### Source excerpt
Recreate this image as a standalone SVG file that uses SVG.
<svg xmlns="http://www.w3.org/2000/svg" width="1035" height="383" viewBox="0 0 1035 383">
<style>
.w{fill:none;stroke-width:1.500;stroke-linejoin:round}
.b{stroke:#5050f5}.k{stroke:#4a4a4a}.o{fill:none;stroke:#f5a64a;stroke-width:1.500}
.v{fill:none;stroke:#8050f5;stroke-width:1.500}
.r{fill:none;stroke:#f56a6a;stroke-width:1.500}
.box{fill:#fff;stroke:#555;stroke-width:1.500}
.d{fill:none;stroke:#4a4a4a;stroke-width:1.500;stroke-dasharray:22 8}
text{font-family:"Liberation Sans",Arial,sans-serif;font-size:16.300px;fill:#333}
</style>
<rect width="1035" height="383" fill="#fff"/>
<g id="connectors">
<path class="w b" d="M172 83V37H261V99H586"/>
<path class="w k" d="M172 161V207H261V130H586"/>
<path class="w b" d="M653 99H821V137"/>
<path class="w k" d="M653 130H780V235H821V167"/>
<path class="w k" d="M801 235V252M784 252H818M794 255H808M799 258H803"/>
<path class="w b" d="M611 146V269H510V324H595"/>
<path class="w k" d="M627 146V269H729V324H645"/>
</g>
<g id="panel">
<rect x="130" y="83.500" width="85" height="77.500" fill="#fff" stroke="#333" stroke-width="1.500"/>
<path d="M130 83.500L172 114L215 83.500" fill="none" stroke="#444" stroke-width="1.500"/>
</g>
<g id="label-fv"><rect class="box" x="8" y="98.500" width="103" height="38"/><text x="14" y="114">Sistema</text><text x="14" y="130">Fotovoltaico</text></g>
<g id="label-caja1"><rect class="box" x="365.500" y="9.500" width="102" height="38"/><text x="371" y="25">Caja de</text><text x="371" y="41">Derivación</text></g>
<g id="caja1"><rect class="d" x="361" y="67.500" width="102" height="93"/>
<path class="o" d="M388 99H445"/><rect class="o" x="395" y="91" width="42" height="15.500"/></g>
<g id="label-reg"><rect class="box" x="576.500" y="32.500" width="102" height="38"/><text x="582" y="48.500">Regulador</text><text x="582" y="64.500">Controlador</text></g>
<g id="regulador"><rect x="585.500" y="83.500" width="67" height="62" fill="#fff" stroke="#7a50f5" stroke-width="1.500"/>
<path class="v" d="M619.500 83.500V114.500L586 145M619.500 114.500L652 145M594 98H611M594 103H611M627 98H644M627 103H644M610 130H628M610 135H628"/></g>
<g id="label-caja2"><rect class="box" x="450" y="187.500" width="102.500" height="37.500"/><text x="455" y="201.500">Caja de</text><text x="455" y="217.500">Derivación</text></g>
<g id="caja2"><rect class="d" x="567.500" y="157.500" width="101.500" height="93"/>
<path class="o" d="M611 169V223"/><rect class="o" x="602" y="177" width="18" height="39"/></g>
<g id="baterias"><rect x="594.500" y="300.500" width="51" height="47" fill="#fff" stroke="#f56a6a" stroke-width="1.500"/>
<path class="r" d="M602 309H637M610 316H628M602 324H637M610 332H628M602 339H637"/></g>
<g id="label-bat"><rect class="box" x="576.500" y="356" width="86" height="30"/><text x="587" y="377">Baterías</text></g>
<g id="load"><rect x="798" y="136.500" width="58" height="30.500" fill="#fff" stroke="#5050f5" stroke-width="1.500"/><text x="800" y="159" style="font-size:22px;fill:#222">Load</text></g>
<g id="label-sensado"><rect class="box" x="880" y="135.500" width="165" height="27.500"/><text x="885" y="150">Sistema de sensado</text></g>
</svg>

### Exercise brief
Copy all data exactly, start to finish.

### Output for this exercise
Recreate this image as a standalone SVG file that uses SVG.
<svg xmlns="http://www.w3.org/2000/svg" width="1035" height="383" viewBox="0 0 1035 383">
<style>
.w{fill:none;stroke-width:1.500;stroke-linejoin:round}
.b{stroke:#5050f5}.k{stroke:#4a4a4a}.o{fill:none;stroke:#f5a64a;stroke-width:1.500}
.v{fill:none;stroke:#8050f5;stroke-width:1.500}
.r{fill:none;stroke:#f56a6a;stroke-width:1.500}
.box{fill:#fff;stroke:#555;stroke-width:1.500}
.d{fill:none;stroke:#4a4a4a;stroke-width:1.500;stroke-dasharray:22 8}
text{font-family:"Liberation Sans",Arial,sans-serif;font-size:16.300px;fill:#333}
</style>
<rect width="1035" height="383" fill="#fff"/>
<g id="connectors">
<path class="w b" d="M172 83V37H261V99H586"/>
<path class="w k" d="M172 161V207H261V130H586"/>
<path class="w b" d="M653 99H821V137"/>
<path class="w k" d="M653 130H780V235H821V167"/>
<path class="w k" d="M801 235V252M784 252H818M794 255H808M799 258H803"/>
<path class="w b" d="M611 146V269H510V324H595"/>
<path class="w k" d="M627 146V269H729V324H645"/>
</g>
<g id="panel">
<rect x="130" y="83.500" width="85" height="77.500" fill="#fff" stroke="#333" stroke-width="1.500"/>
<path d="M130 83.500L172 114L215 83.500" fill="none" stroke="#444" stroke-width="1.500"/>
</g>
<g id="label-fv"><rect class="box" x="8" y="98.500" width="103" height="38"/><text x="14" y="114">Sistema</text><text x="14" y="130">Fotovoltaico</text></g>
<g id="label-caja1"><rect class="box" x="365.500" y="9.500" width="102" height="38"/><text x="371" y="25">Caja de</text><text x="371" y="41">Derivación</text></g>
<g id="caja1"><rect class="d" x="361" y="67.500" width="102" height="93"/>
<path class="o" d="M388 99H445"/><rect class="o" x="395" y="91" width="42" height="15.500"/></g>
<g id="label-reg"><rect class="box" x="576.500" y="32.500" width="102" height="38"/><text x="582" y="48.500">Regulador</text><text x="582" y="64.500">Controlador</text></g>
<g id="regulador"><rect x="585.500" y="83.500" width="67" height="62" fill="#fff" stroke="#7a50f5" stroke-width="1.500"/>
<path class="v" d="M619.500 83.500V114.500L586 145M619.500 114.500L652 145M594 98H611M594 103H611M627 98H644M627 103H644M610 130H628M610 135H628"/></g>
<g id="label-caja2"><rect class="box" x="450" y="187.500" width="102.500" height="37.500"/><text x="455" y="201.500">Caja de</text><text x="455" y="217.500">Derivación</text></g>
<g id="caja2"><rect class="d" x="567.500" y="157.500" width="101.500" height="93"/>
<path class="o" d="M611 169V223"/><rect class="o" x="602" y="177" width="18" height="39"/></g>
<g id="baterias"><rect x="594.500" y="300.500" width="51" height="47" fill="#fff" stroke="#f56a6a" stroke-width="1.500"/>
<path class="r" d="M602 309H637M610 316H628M602 324H637M610 332H628M602 339H637"/></g>
<g id="label-bat"><rect class="box" x="576.500" y="356" width="86" height="30"/><text x="587" y="377">Baterías</text></g>
<g id="load"><rect x="798" y="136.500" width="58" height="30.500" fill="#fff" stroke="#5050f5" stroke-width="1.500"/><text x="800" y="159" style="font-size:22px;fill:#222">Load</text></g>
<g id="label-sensado"><rect class="box" x="880" y="135.500" width="165" height="27.500"/><text x="885" y="150">Sistema de sensado</text></g>
</svg>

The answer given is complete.